Dengan semua ini, para pemuda jadi memiliki arah hidup yang jelas, tak lagi buta dan terombang-ambing di lautan kehidupan. Sehingga tujuan dan visi-misi hidupnya pun hak (benar) dan mulia. Para pemuda kelak akan menjadi generasi pembebas, tidak hanya generasi emas. Seperti yang dijelaskan dalam Al-Qur’an tentang sosok pemuda bernama Ashabul Kahfi yang mampu membangun negeri, “Mereka adalah pemuda-pemuda yang beriman kepada Tuhan Mereka, dan Kami tambah pula untuk mereka petunjuk.” (QS. Al-Kahfi : 13)
Dari Abu Hurairah dari Nabi saw. bersabda: “Ada tujuh golongan manusia yang akan mendapat naungan Allah pada hari yang tidak ada naungan kecuali naungan-Nya: pemimpin yang adil, seorang pemuda yang menyibukkan dirinya dengan ibadah kepada Rabb-nya, seorang laki-laki yang hatinya terpaut dengan masjid, dua orang laki-laki yang saling mencintai karena Allah, mereka tidak bertemu kecuali karena Allah dan berpisah karena Allah, seorang laki-laki yang diajak berbuat maksiat oleh seorang wanita kaya lagi cantik lalu dia berkata, “Aku takut kepada Allah”, dan seorang yang bersedekah dengan menyembunyikannya hingga tangan kirinya tidak mengetahui apa yang diinfakkan oleh tangan kanannya, serta seorang laki-laki yang berzikir kepada Allah dengan mengasingkan diri hingga kedua matanya basah karena menangis.”

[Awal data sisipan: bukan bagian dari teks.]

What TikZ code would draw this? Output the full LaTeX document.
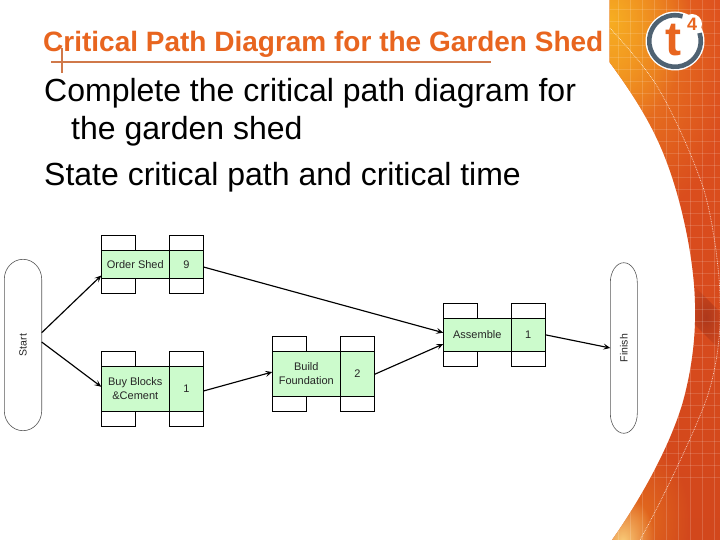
\documentclass[tikz,border=0pt]{standalone}
\usepackage{fontspec}
\setmainfont{Liberation Sans}
\usetikzlibrary{arrows.meta,fadings}
\definecolor{titleor}{HTML}{E8651F}
\definecolor{ruleor}{HTML}{D0794A}
\definecolor{cellgreen}{HTML}{CCFBCC}
\definecolor{logogray}{HTML}{4F6272}
\definecolor{bandyellow}{HTML}{F7AE22}
\definecolor{bandorange}{HTML}{EE8420}
\definecolor{bandred}{HTML}{DE501E}
\definecolor{banddeep}{HTML}{D2471C}
\definecolor{banddark}{HTML}{A9361B}
\tikzfading[name=softblob, inner color=transparent!0, outer color=transparent!100]
\tikzset{
  cell/.style={draw=black,line width=0.7pt,fill=cellgreen,inner sep=0pt,outer sep=0pt,align=center,
    font=\fontsize{11}{14.5}\selectfont,text=black!85},
  slot/.style={draw=black,line width=0.7pt,fill=white,inner sep=0pt,outer sep=0pt,minimum width=34.2pt,minimum height=15pt},
  terminal/.style={inner sep=0pt,outer sep=0pt,font=\fontsize{10.5}{12}\selectfont,text=black!85},
  pillline/.style={draw=black!65,line width=0.6pt},
  arr/.style={-{Stealth[length=7pt,width=6pt,inset=3pt]},line width=1.15pt,black},
  body/.style={anchor=base west,inner sep=0pt,font=\fontsize{32}{36}\selectfont,text=black},
}
\begin{document}
\begin{tikzpicture}[x=1pt,y=-1pt]
\useasboundingbox (0,0) rectangle (720,540);
\fill[white] (0,0) rectangle (720,540);
% orange band
\begin{scope}
\clip (609.5,0) -- (720,0) -- (720,540) -- (612,540)
  .. controls (640,500) and (668,450) .. (682,405)
  .. controls (692,370) and (696,335) .. (695,303)
  .. controls (694,260) and (682,200) .. (664,155)
  .. controls (650,120) and (630,90) .. (609.5,62) -- cycle;
\shade[top color=bandred,bottom color=banddeep] (600,0) rectangle (720,540);
\fill[bandorange,path fading=softblob] (500,-100) rectangle (730,230);
\fill[bandyellow,path fading=softblob] (530,-90) rectangle (690,130);
\fill[bandorange,opacity=.6,path fading=softblob] (590,440) rectangle (690,600);
\fill[bandyellow!60!white,path fading=softblob] (590,495) rectangle (655,590);
\fill[banddark,opacity=.9,path fading=softblob] (684,276) -- (728,320) -- (728,358) -- (684,314) -- cycle;
\foreach \gx in {618,630,642,654,666,678,690,702,714}
  \draw[white,opacity=.16,line width=.7pt] (\gx,0) -- (\gx,540);
\foreach \gy in {9,21,33,45,57,69,81,93,105,117,129,141,153,165,177,189,201,213,225,237,249,261,273,285,297,309,321,333,345,357,369,381,393,405,417,429,441,453,465,477}
  \draw[white,opacity=.14,line width=.7pt] (600,\gy) -- (720,\gy);
\draw[white,opacity=.8,line width=.7pt,densely dotted] (610,28) .. controls (630,50) and (645,68) .. (653,80)
  .. controls (670,105) and (692,155) .. (703,187) .. controls (712,215) and (720,270) .. (720,300)
  .. controls (722,345) and (712,385) .. (705,403) .. controls (695,430) and (665,495) .. (640,540);
\end{scope}
% logo
\fill[white] (675,41) circle (29.5);
\draw[logogray,line width=4.6pt] (675,41) ++(-18:25.8) arc[start angle=-18,end angle=287,radius=25.8];
\fill[white] (692,24) circle (10);
\node[inner sep=0pt,text=titleor,font=\fontsize{48}{48}\bfseries\selectfont] (logot) at (673.5,40) {t};
\node[inner sep=0pt,text=titleor,font=\fontsize{18}{18}\bfseries\selectfont] (logofour) at (692,24.5) {4};
% title
\draw[ruleor,line width=1.1pt] (51,62) -- (491,62);
\draw[ruleor,line width=1.1pt] (62,48) -- (62,73);
\node[anchor=base west,inner sep=0pt,text=titleor,font=\fontsize{28}{30}\bfseries\selectfont] (title) at (43,52) {Critical Path Diagram for the Garden Shed};
\node[body] (l1) at (44,102) {Complete the critical path diagram for};
\node[body] (l2) at (71,140) {the garden shed};
\node[body] (l3) at (44,186) {State critical path and critical time};
% Start / Finish
\node[terminal,minimum width=37.4pt,minimum height=171.4pt] (start) at (23,345) {\rotatebox{90}{Start}};
\draw[pillline] (start.west) ++(0,-65.7) arc[start angle=180,end angle=360,x radius=18.7,y radius=20] -- ++(0,131.4) arc[start angle=0,end angle=180,x radius=18.7,y radius=20] -- cycle;
\node[terminal,minimum width=27pt,minimum height=170.6pt] (finish) at (623.8,348) {\rotatebox{90}{Finish}};
\draw[pillline] (finish.west) ++(0,-65.3) arc[start angle=180,end angle=360,x radius=13.5,y radius=20] -- ++(0,130.6) arc[start angle=0,end angle=180,x radius=13.5,y radius=20] -- cycle;
% Order Shed
\node[cell,minimum width=68pt,minimum height=28pt] (order) at (135.3,264.3) {Order Shed};
\node[cell,minimum width=34.2pt,minimum height=28pt] (orderd) at (186.4,264.3) {9};
\node[slot] (ordera) at (118.5,242.8) {};
\node[slot] (orderb) at (186.4,242.8) {};
\node[slot] (orderc) at (118.5,285.8) {};
\node[slot] (ordere) at (186.4,285.8) {};
% Buy Blocks
\node[cell,minimum width=68pt,minimum height=45pt] (buy) at (135.3,388.8) {Buy Blocks\\\&Cement};
\node[cell,minimum width=34.2pt,minimum height=45pt] (buyd) at (186.4,388.8) {1};
\node[slot] (buya) at (118.5,358.8) {};
\node[slot] (buyb) at (186.4,358.8) {};
\node[slot] (buyc) at (118.5,418.8) {};
\node[slot] (buye) at (186.4,418.8) {};
% Build Foundation
\node[cell,minimum width=68pt,minimum height=45pt] (build) at (306.3,373.8) {Build\\Foundation};
\node[cell,minimum width=34.2pt,minimum height=45pt] (buildd) at (357.5,373.8) {2};
\node[slot] (builda) at (289.4,343.8) {};
\node[slot] (buildb) at (357.5,343.8) {};
\node[slot] (buildc) at (289.4,403.8) {};
\node[slot] (builde) at (357.5,403.8) {};
% Assemble
\node[cell,minimum width=68pt,minimum height=33pt] (asm) at (477.3,334.8) {Assemble};
\node[cell,minimum width=34pt,minimum height=33pt] (asmd) at (528.3,334.8) {1};
\node[slot] (asma) at (460.5,310.8) {};
\node[slot] (asmb) at (528.3,310.8) {};
\node[slot] (asmc) at (460.5,358.8) {};
\node[slot] (asme) at (528.3,358.8) {};
% connectors
\draw[arr] ([yshift=12.3pt]start.east) -- ([yshift=-11.2pt]order.west);
\draw[arr] ([yshift=3pt]start.east) -- ([yshift=2pt]buy.west);
\draw[arr] ([yshift=-2.2pt]buyd.east) -- ([yshift=1.8pt]build.west);
\draw[arr] ([yshift=-2.7pt]orderd.east) -- ([yshift=2.1pt]asm.west);
\draw[arr] ([yshift=-.5pt]buildd.east) -- ([yshift=-9.2pt]asm.west);
\draw[arr] (asmd.east) -- (finish.west);
\end{tikzpicture}
\end{document}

Namun, pendidikan Islam tak bisa diterapkan di bawah sistem kapitalisme sekuler yang bertentangan dengan pemikiran Islam. Untuk mewujudkan kepribadian pemuda yang Islami serta pendidikan Islam yang mulia dan solutif tentu dibutuhkan adanya ‘wadah’ yang mampu menampungnya, yakni berupa negara yang akan menerapkan syariat Islam secara kaffah (menyeluruh), sehingga aturan hidup serta kurikulum pendidikan pun akan sesuai dengan syariat Islam.